* TSX up 7.94 points, or 0.07 percent, at 10,929.43
* Profit-taking hits gold-mining shares after two-day run
* Canada, U.S. jobs data better than forecast (Adds details)
By Ka Yan Ng
TORONTO, Sept 4 (Reuters) - Toronto’s main stock index seesawed around the unchanged mark on Friday morning as the effect of falling gold prices on mining shares was balanced by better-than-expected jobs data, which spurred hopes for economic recovery.
At 10:20 a.m. (1420 GMT), the recovery hopes appeared to have the edge as the S&P/TSX composite index .GSPTSE was up 7.94 points, or 0.07 percent, at 10,929.43. The index had opened weaker.
Eight of the index’s 10 main groups were higher, but the materials group, which includes gold miners, limited the index’s gains.
After surging this week on higher prices, gold miners came under pressure on Friday as the price of the precious metal slipped below $990 an ounce.
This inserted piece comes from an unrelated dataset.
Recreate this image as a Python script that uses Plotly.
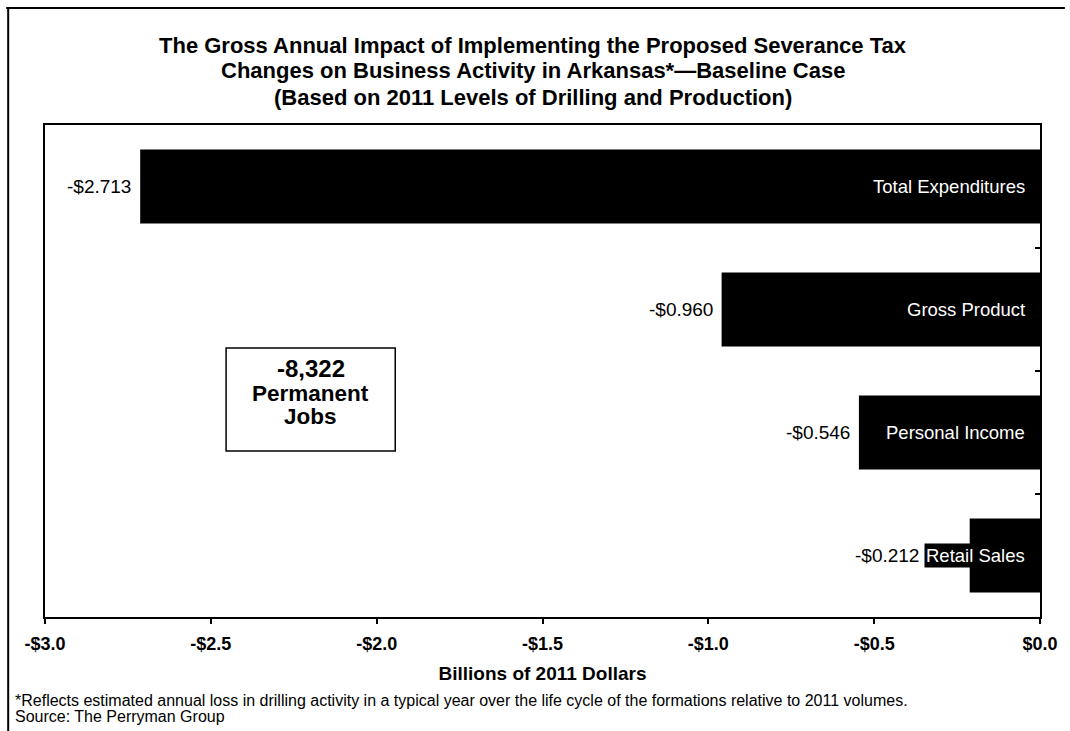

That knocked the index’s materials group down 1.5 percent.
The energy group held slightly higher, up 0.6 percent, even though the price of oil fell below $68 a barrel.
Heavyweight decliners were mostly from the index’s resource groups, with six gold companies in the top 10. Barrick Gold (ABX.TO) led all decliners, down 2.3 percent at C$42.65, while Goldcorp (G.TO) fell 2.5 percent. Kinross (K.TO), Iamgold (IMG.TO), Agnico Eagle (AEM.TO), and Yamana Gold (YRI.TO) also dropped.
“Gold had a giant run in the last two days so it needs time to cool out,” said Douglas Davis, chief executive at Davis-Rea.
Figures on Friday showed that Canada unexpectedly added jobs last month [ID:nN04153956], while the U.S. nonfarm payrolls report showed the pace of layoffs eased from early this year. [ID:nN03530870]
Both pieces of data were seen as another sign of the improving health of the economy.
Movement on the stock market was likely to be volatile on Friday as liquidity is likely to dry up by noon with a long weekend ahead. Financial markets in Canada and the United States will be closed on Monday for Labor Day.